**Short exercise**
The required output is the block of lines from the line with "Reproduce this chart with Plotly." to the line with "25.88, 11.91, 26.97]", endpoints included and pictures omitted.

Entries with chart source code
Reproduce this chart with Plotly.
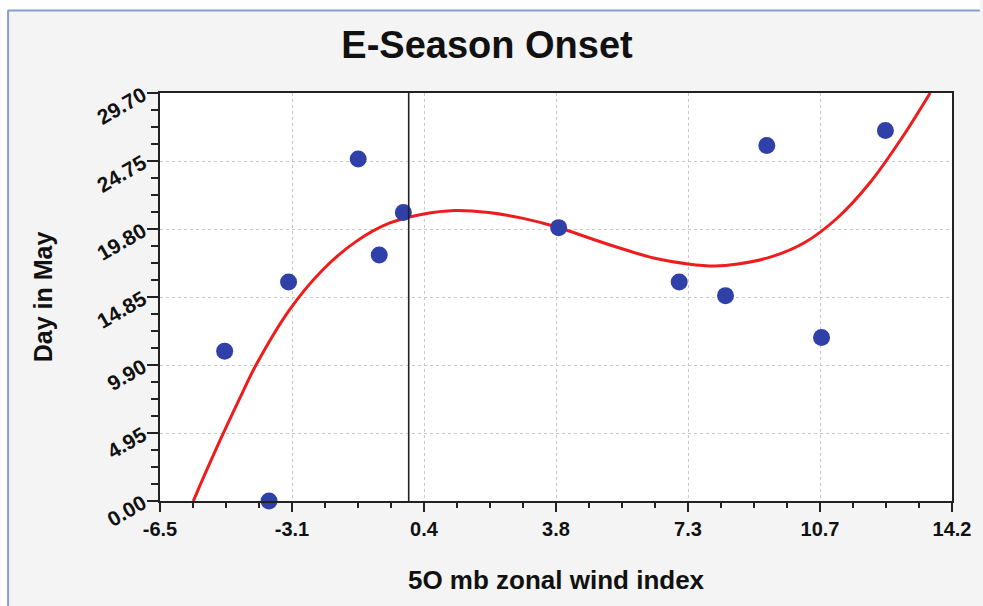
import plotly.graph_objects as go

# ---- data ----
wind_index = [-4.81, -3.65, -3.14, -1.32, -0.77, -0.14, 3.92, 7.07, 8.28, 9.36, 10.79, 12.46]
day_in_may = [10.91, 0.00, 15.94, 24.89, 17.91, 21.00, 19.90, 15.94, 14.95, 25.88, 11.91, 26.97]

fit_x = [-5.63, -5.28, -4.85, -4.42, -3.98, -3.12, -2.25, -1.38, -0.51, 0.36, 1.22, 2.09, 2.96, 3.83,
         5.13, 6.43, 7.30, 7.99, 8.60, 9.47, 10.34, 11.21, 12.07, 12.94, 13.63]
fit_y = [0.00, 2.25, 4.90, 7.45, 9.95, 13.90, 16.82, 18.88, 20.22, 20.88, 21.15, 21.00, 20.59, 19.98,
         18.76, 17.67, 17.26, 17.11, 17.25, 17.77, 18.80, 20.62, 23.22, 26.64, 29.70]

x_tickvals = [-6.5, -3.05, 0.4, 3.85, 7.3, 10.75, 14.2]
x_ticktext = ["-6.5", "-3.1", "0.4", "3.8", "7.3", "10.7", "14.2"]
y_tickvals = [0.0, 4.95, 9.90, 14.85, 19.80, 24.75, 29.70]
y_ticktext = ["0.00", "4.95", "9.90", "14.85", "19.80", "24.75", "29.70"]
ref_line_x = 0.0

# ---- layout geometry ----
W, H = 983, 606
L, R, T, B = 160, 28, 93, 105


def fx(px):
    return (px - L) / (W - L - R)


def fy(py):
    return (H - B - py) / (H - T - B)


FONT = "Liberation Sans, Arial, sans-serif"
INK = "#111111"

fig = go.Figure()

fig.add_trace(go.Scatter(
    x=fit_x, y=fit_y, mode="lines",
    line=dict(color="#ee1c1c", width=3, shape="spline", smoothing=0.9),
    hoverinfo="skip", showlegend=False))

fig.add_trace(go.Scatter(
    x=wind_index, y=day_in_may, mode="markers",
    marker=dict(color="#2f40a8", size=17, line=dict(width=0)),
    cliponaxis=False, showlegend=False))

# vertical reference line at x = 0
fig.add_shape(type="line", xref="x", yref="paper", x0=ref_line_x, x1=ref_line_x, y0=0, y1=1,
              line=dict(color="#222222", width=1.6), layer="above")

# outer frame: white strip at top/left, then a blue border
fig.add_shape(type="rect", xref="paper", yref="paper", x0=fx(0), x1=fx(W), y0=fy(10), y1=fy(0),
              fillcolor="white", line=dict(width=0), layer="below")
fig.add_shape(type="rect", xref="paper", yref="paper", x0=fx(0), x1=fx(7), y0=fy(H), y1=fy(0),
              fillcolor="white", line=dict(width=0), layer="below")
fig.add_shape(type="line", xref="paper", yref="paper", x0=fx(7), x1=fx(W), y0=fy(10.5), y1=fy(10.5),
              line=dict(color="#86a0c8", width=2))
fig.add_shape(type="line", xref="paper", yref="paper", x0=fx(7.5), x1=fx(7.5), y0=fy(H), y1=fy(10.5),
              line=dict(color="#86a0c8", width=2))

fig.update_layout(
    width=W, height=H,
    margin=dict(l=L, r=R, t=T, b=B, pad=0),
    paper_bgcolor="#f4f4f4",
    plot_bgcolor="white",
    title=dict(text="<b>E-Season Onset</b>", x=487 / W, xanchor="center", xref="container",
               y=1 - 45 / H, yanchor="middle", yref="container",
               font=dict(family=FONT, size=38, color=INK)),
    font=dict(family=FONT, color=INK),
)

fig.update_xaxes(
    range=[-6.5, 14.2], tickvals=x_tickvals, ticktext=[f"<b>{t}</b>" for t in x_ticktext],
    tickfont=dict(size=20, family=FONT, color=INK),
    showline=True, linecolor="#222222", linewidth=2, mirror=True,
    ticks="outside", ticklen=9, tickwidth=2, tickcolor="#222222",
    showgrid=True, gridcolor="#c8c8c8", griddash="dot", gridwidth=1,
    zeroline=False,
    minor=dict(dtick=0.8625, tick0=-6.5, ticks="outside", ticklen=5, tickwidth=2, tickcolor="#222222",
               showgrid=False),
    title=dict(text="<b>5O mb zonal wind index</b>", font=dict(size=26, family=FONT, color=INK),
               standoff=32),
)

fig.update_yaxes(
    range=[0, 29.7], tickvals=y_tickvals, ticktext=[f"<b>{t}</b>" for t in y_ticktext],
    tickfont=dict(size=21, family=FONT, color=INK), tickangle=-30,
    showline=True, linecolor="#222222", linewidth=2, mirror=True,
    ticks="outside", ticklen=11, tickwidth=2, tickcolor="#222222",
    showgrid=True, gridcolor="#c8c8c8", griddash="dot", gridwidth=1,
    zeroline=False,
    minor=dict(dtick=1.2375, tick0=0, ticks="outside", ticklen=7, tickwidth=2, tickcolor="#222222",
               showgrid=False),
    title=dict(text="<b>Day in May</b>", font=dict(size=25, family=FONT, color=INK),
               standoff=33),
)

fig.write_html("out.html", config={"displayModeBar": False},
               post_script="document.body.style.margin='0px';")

---

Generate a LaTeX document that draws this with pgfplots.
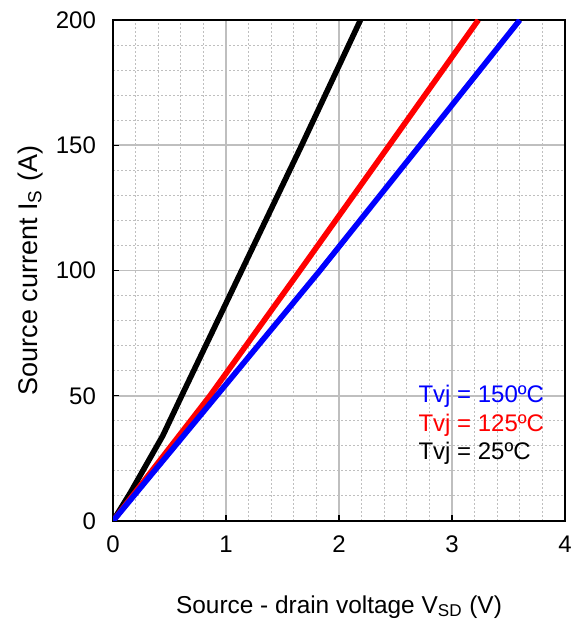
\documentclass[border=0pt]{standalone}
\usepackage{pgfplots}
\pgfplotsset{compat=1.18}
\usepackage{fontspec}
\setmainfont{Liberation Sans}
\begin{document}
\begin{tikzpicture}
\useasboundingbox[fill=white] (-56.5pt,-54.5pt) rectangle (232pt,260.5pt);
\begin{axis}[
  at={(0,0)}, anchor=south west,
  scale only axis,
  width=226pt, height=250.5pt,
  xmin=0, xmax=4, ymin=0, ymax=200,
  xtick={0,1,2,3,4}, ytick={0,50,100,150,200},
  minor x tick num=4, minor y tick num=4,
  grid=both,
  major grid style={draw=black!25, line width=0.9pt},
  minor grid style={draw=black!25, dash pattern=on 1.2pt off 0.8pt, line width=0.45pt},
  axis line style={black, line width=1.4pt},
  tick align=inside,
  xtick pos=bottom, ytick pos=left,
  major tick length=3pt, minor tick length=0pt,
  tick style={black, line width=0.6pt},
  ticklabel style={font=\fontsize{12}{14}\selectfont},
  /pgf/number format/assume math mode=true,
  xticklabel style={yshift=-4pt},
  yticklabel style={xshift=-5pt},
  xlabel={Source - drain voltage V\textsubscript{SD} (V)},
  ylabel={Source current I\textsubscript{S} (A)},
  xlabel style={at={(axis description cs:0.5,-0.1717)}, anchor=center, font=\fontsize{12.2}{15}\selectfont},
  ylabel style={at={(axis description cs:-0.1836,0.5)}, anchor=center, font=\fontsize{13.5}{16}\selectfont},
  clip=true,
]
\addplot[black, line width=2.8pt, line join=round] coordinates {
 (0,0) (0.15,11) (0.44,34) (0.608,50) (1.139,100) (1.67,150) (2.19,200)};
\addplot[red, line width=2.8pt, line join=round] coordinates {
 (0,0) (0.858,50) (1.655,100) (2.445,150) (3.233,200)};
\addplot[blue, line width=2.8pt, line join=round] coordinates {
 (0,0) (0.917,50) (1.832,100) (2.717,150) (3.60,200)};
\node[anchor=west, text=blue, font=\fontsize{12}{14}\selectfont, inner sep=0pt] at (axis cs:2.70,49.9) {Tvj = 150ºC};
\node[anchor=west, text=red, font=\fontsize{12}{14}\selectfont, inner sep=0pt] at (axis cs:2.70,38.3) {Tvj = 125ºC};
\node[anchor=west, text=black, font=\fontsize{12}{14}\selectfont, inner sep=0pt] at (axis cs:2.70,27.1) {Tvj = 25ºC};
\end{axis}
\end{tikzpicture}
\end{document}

**Solution to this exercise**
Reproduce this chart with Plotly.
import plotly.graph_objects as go

# ---- data ----
wind_index = [-4.81, -3.65, -3.14, -1.32, -0.77, -0.14, 3.92, 7.07, 8.28, 9.36, 10.79, 12.46]
day_in_may = [10.91, 0.00, 15.94, 24.89, 17.91, 21.00, 19.90, 15.94, 14.95, 25.88, 11.91, 26.97]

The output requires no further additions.